Erdoğan’ın bir telefon görüşmesinde Trump’a “Sizin de benim gibi seveniniz var, sevmeyeniniz” dediği söylenir.

Aslında bu cümledeki kastın “Bugün Amerika’da sizinle uğraşanlarla, 5 yıldır burada benimle uğraşanlar aynı kesimler” olduğu pekala düşünülebilir.

İki ay kadar önce bir uçak seyahatinde Dışişleri Bakanı Mevlüt Çavuşoğlu’na Erdoğan ile Trump’ın arası nasıl diye sorduğumda şöyle bir yanıt almıştım:

“Trump, Türkiye ile ilişkilerin bozulmasını istemiyor.

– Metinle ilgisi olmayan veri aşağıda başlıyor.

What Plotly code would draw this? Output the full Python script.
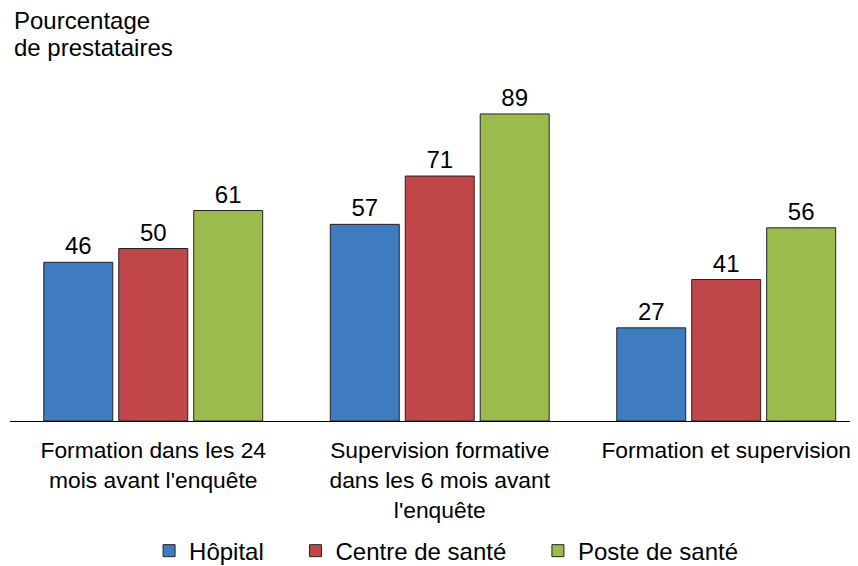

Bu ilişkiler niye böyle diye yer yer sesini yükselttiğini biliyoruz. Telefon görüşmelerinde de görülüyor, kendisinin Cumhurbaşkanımıza büyük saygısı var.”

Görüldüğü kadarıyla birileri şu günleri, Çavuşoğlu’nun bu sözlerinde karşılığını bulan ortamı zehirleme amacı doğrultusunda kullanmaya çalışıyor.

Bu son kriz sürecini iki türlü yönetmek gidişata pozitif katkı sağlayabilir.

1-Rahip Brunson meselesi dahil, ABD ile kriz konusu olan bütün alanlarda sağlam duruşu korumak.

2-Öbür taraftan mevcut puslu havadan yararlanmak isteyen çakallara karşı, Türkiye ile iyi geçinme niyetinde olan doğru muhataplarla diyalog zeminini canlı tutmak."